In recent years, the firm's market has also broadened, says Ms. Wortzman.

"In the first five years, we were primarily being retained by large organizations with huge cases," she says. "Those are continuing to grow and the volume is expanding exponentially all the time, but there's also growth in mid-sized firms and smaller firms who are also coming to the table and saying, 'We have to deal with this in our practice as well.'"

Another area of growth is in the realm of social media, Mr. Rothman says. It's a growing concern as companies utilize platforms such as Twitter, Facebook and Instagram for business reasons.

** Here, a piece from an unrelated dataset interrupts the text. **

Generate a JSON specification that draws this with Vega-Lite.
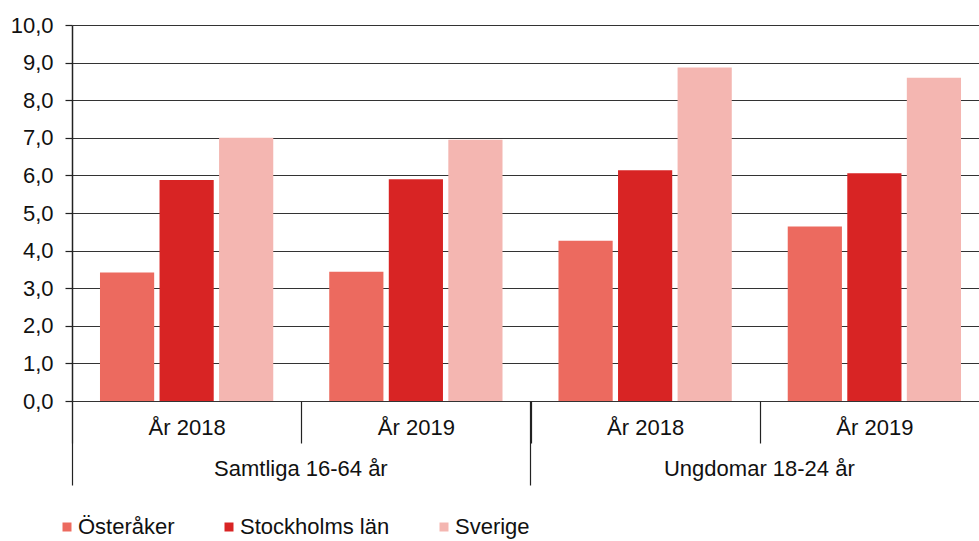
{
  "$schema": "https://vega.github.io/schema/vega-lite/v6.json",
  "autosize": {"type": "none"},
  "width": 907,
  "height": 376,
  "padding": {"left": 72, "top": 25, "right": 0, "bottom": 140},
  "background": "white",
  "config": {
    "view": {"stroke": null},
    "font": "Liberation Sans",
    "axis": {"labelFont": "Liberation Sans", "labelFontSize": 22, "labelColor": "#111", "labelLimit": 0}
  },
  "data": {
    "values": [
      {"cat": "Samtliga 16-64 år|År 2018", "serie": "Österåker", "value": 3.42},
      {"cat": "Samtliga 16-64 år|År 2018", "serie": "Stockholms län", "value": 5.88},
      {"cat": "Samtliga 16-64 år|År 2018", "serie": "Sverige", "value": 7.0},
      {"cat": "Samtliga 16-64 år|År 2019", "serie": "Österåker", "value": 3.44},
      {"cat": "Samtliga 16-64 år|År 2019", "serie": "Stockholms län", "value": 5.9},
      {"cat": "Samtliga 16-64 år|År 2019", "serie": "Sverige", "value": 6.95},
      {"cat": "Ungdomar 18-24 år|År 2018", "serie": "Österåker", "value": 4.26},
      {"cat": "Ungdomar 18-24 år|År 2018", "serie": "Stockholms län", "value": 6.14},
      {"cat": "Ungdomar 18-24 år|År 2018", "serie": "Sverige", "value": 8.87},
      {"cat": "Ungdomar 18-24 år|År 2019", "serie": "Österåker", "value": 4.64},
      {"cat": "Ungdomar 18-24 år|År 2019", "serie": "Stockholms län", "value": 6.06},
      {"cat": "Ungdomar 18-24 år|År 2019", "serie": "Sverige", "value": 8.6}
    ]
  },
  "resolve": {"axis": {"x": "independent"}},
  "layer": [
    {
      "mark": {"type": "bar"},
      "encoding": {
        "x": {
          "field": "cat", "type": "nominal", "sort": null,
          "scale": {"range": [0, 917], "paddingInner": 0, "paddingOuter": 0},
          "axis": {
            "orient": "bottom", "title": null, "domain": false, "grid": false,
            "labelAngle": 0, "tickBand": "extent", "tickSize": 42, "tickColor": "#222", "tickWidth": 1.2,
            "labelPadding": -26, "labelBaseline": "top", "labelLimit": 0,
            "labelExpr": "split(datum.label, '|')[1]"
          }
        },
        "xOffset": {
          "field": "serie", "type": "nominal",
          "sort": ["Österåker", "Stockholms län", "Sverige"],
          "scale": {"paddingInner": 0.09, "paddingOuter": 0.47}
        },
        "y": {
          "field": "value", "type": "quantitative",
          "scale": {"domain": [0, 10], "nice": false},
          "axis": {
            "title": null, "values": [0,1,2,3,4,5,6,7,8,9,10],
            "labelExpr": "replace(format(datum.value, '.1f'), '.', ',')",
            "grid": true, "gridColor": "#333", "gridWidth": 1.2,
            "domainColor": "#222", "domainWidth": 1.5,
            "tickColor": "#222", "tickSize": 7, "tickWidth": 1.2, "labelPadding": 12
          }
        },
        "color": {
          "field": "serie", "type": "nominal",
          "scale": {
            "domain": ["Österåker", "Stockholms län", "Sverige"],
            "range": ["#ec6a5f", "#d82424", "#f4b6b1"]
          },
          "legend": {
            "title": null, "orient": "none", "direction": "horizontal",
            "legendX": -16, "legendY": 491, "padding": 0,
            "symbolType": "square", "symbolSize": 81, "symbolStrokeWidth": 0,
            "labelFont": "Liberation Sans", "labelFontSize": 22, "labelColor": "#111",
            "labelOffset": 0, "columnPadding": 43, "labelLimit": 0
          }
        }
      }
    },
    {
      "mark": {"type": "rule", "opacity": 0},
      "encoding": {
        "x": {
          "field": "cat", "type": "nominal", "sort": null,
          "axis": {
            "orient": "bottom", "title": null, "domain": false, "grid": false,
            "labelAngle": 0, "bandPosition": 0, "tickSize": 84, "tickColor": "#222", "tickWidth": 1.2,
            "tickOpacity": {"condition": {"test": "datum.value == 'Samtliga 16-64 år|År 2018' || datum.value == 'Ungdomar 18-24 år|År 2018'", "value": 1}, "value": 0},
            "labelPadding": -27, "labelBaseline": "top", "labelAlign": "center", "labelOffset": -115, "labelLimit": 0,
            "labelExpr": "datum.value == 'Samtliga 16-64 år|År 2019' ? 'Samtliga 16-64 år' : (datum.value == 'Ungdomar 18-24 år|År 2019' ? 'Ungdomar 18-24 år' : '')"
          }
        }
      }
    }
  ]
}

"A lot of lawyers and people still look at social media as something people do privately, but … if there's litigation, those are going to be relevant," Mr. Rothman says.

Social media can prove to be a challenge though, as there aren't many tools available yet to effectively process tweets and posts, he says. "There are difficulties in dealing with it, because they aren't traditional documents. A Facebook page has all kinds of different nuances and all kinds of links – comments and picture and likes.

"I can see that kind of software being the next big thing in e-discovery over the next few years."

As the volume and diversity of electronic data continues to expand, says Ms. Wortzman, it's imperative she and her team stay ahead of the technological curve to stay competitive in such a specialized niche.

"We're not a typical law firm, we're a law firm going to conferences on technology, reading about technology, looking at demos of new products in our office," she says. "To meet the needs [of our clients], we have to be absolutely on top of technology, all the time."